How do you build 10 fully self-contained homes in under 24 hours? If you're WinSun Decoration Design Engineering Co., you fire up a monumental 3D printing device which uses concrete material to create a series of forms which can then be assembled to make a structure.

The printer, a truly whopping 105 feet long, 33 feet wide and 21 feet tall, is built on a massive scale and looks a little like an icing bag used to decorate cakes. The machine spits out a cement-like material to create the incredibly cheap "home framing" from construction and other industrial waste.

The finished product, a building which is somewhere around 650 square feet, costs only $4,800 to complete. While it may not be the first attempt – or the most hyped – to 3D print a house, it is fast, economical and reasonably environmentally friendly.

The material used to print the WinSun house was developed by Chinese firm Systech which currently holds 50 national patents. As part of their Ying Heng stone product line, Systech developed GRG, or glass fiber reinforced gypsum board – for use in constructing theaters, stadiums and conference halls. The company says their Ying Heng Stone is the product of years of research and development and can be used to construct floors, walls and roofing due to its high strength and wear resistance. WinSun say the material can be combined with glass, shells and other materials and output in a variety of textures.

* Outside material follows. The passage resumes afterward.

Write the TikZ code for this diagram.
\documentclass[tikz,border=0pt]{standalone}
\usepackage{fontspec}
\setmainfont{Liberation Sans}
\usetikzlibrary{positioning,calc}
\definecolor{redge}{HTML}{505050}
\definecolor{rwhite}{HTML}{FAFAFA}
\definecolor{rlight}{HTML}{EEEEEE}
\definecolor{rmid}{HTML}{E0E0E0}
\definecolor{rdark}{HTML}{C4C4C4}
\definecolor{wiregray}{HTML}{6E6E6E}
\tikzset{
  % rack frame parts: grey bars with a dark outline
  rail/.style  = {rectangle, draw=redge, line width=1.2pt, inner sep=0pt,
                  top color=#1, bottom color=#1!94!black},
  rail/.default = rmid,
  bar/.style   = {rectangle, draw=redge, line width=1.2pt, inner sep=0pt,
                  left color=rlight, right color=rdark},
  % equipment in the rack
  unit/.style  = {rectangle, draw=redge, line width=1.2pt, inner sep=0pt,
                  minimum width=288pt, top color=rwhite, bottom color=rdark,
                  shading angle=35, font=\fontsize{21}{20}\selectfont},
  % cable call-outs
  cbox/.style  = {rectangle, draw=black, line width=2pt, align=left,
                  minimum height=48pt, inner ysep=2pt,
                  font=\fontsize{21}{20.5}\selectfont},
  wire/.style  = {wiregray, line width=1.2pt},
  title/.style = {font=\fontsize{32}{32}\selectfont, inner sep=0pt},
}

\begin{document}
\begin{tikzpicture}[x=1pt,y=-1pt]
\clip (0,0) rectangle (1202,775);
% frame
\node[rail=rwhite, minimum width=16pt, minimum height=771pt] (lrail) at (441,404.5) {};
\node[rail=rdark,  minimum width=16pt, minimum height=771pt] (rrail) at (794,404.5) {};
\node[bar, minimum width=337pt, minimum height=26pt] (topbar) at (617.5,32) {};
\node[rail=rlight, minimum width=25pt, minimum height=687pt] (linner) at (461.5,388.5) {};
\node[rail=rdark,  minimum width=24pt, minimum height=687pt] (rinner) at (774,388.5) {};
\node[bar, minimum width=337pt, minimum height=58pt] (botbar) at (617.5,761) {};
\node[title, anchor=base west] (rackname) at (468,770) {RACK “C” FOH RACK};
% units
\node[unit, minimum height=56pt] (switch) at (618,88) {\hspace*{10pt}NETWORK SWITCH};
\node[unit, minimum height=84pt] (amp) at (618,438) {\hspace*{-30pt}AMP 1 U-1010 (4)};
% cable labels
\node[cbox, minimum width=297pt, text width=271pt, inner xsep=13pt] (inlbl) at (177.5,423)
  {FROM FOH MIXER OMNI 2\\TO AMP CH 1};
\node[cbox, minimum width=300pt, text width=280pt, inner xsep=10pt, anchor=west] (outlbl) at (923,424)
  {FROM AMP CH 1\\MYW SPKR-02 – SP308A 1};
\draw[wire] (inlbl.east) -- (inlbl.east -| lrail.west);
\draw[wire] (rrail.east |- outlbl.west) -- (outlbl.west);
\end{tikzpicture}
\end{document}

"We purchased parts for the printer overseas, and assembled the machine in a factory in Suzhou. This new type of 3D printed structure is environment friendly – and cost-effective," according to Ma Yihe, CEO of WinSun.

Yihe says that with the use of computer and 3D modeling software, designs for the building can easily incorporate additions such as insulation materials, plumbing, electrical wiring and window placement.

"There won't be any waste from the construction of new buildings and 3D printing will save construction companies up to 50 percent on the cost," Yihe says.

Yihe added that the renowned housing and holding company, Tomson Group Limited, has already approached WinSun with the intention of using the technology to construct a whole village, and Yihe says there are plans on the drawing board which would see his company build 100 recycling factories across China to collect and recycle construction waste for the process.

A 3D printed house project is also slated for construction in Shandong Province at the Qingdao International Sculpture Park which will be used to showcase new technologies and various 3D printed products.

WinSun rolled out the GRG material product in December of last year at the Shanghai International 3D Printing Technology Summit at the Shanghai International Convention Center. Xi'an Jiaotong University Engineering Professor Lu Bingheng and Tsinghua University professor Yan Yongnian were on hand to deliver talks about 3D printing and closely related fields.